I am going to miss summer with all its wonderful variety of fresh fruits and vegetables, so I am going to make the most of what time is left. Today, Laura and I had a very delicious and healthy salad made with fresh peaches, arugula and basil. The recipe by America’s Test Kitchen, Cooking Fresh, 2015, asks for frisée, but I used arugula, instead. Watercress would also make a great substitute. The proteins in this salad are black-eyed peas with some crunchiness from toasted, chopped pecans. The surprise flavor is from the finely chopped jalapeño pepper. The salad was a hit with my daughter, who will be returning to college in just a few days.
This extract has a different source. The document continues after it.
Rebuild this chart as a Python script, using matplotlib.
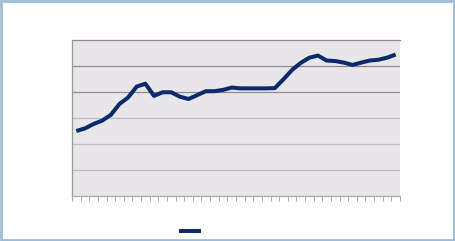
import numpy as np
import matplotlib.pyplot as plt
from matplotlib.patches import Rectangle

# values (one point per category, 38 categories)
values = [2.50, 2.60, 2.77, 2.90, 3.12, 3.54, 3.79, 4.21, 4.32, 3.85,
          3.99, 3.99, 3.82, 3.73, 3.88, 4.03, 4.03, 4.08, 4.17, 4.14,
          4.14, 4.14, 4.14, 4.15, 4.49, 4.85, 5.12, 5.32, 5.40, 5.21,
          5.19, 5.13, 5.04, 5.13, 5.21, 5.24, 5.32, 5.44]
y_grid = [0, 1, 2, 3, 4, 5, 6]

n = len(values)
x = np.arange(n) + 0.5

fig = plt.figure(figsize=(4.55, 2.41), dpi=100)
fig.patch.set_facecolor("white")

# light blue frame around the chart
fig.patches.append(Rectangle((0.002, 0.004), 0.996, 0.992, transform=fig.transFigure,
                             fill=False, edgecolor="#9ebcd8", linewidth=2.0))

ax = fig.add_axes([72 / 455, 45 / 241, 328 / 455, 156 / 241])
ax.set_facecolor("#e8e6e8")

# gridlines: lower ones come out lighter in the reference
for g in y_grid[1:-1]:
    col = "#bdbdbd" if g <= 3 else "#8c8c8c"
    ax.axhline(g, color=col, linewidth=0.9, zorder=1)

line, = ax.plot(x, values, color="#0b2a6b", linewidth=2.9, solid_capstyle="butt",
                solid_joinstyle="round", label=" ", zorder=3)

ax.set_xlim(0, n)
ax.set_ylim(y_grid[0], y_grid[-1])
ax.set_yticks([])

ax.set_xticks(np.arange(n + 1))
ax.tick_params(axis="x", direction="out", length=3.5, width=0.7, color="#a8a8a8",
               labelbottom=False)

ax.spines["top"].set_color("#8c8c8c")
ax.spines["left"].set_color("#9a9a9a")
ax.spines["bottom"].set_color("#a8a8a8")
for side in ["left", "bottom", "top"]:
    ax.spines[side].set_linewidth(0.9)
ax.spines["right"].set_visible(False)

fig.legend(handles=[line], loc="center left", bbox_to_anchor=(179 / 455, 1 - 231 / 241),
           frameon=False, handlelength=2.3, fontsize=7, borderpad=0,
           borderaxespad=0, handletextpad=0.2)

fig.savefig("out.png", dpi=100)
I’m going to miss my food critic!
- 1 teaspoon lime zest
- 2½ tablespoons lime juice
- 1 teaspoon organic honey
- 1 small garlic clove, minced
- Sea salt
- Freshly ground pepper
- 2 tablespoons organic extra-virgin olive oil
- 2 (15 ounce) cans black-eyed peas, rinsed
- 2 peaches, halved, pitted and chopped coarse
- 3 ounces arugula, frisée, or watercress
- ¼ cup red onion, finely chopped
- ¼ cup pecans, toasted chopped
- ¼ cup fresh basil leaves, torn into ½-inch pieces
- 1 jalapeño pepper, stemmed, seeded and finely chopped
- Whisk together lime zest, lime juice, honey, and garlic in a large bowl. Drizzle in olive oil, stirring constantly. Add salt and pepper to taste.
- Add peas, peaches, arugula, onion, pecans, basil and jalapeño to large bowl. Toss thoroughly. Add additional salt and pepper, if necessary. 4 to 6 servings.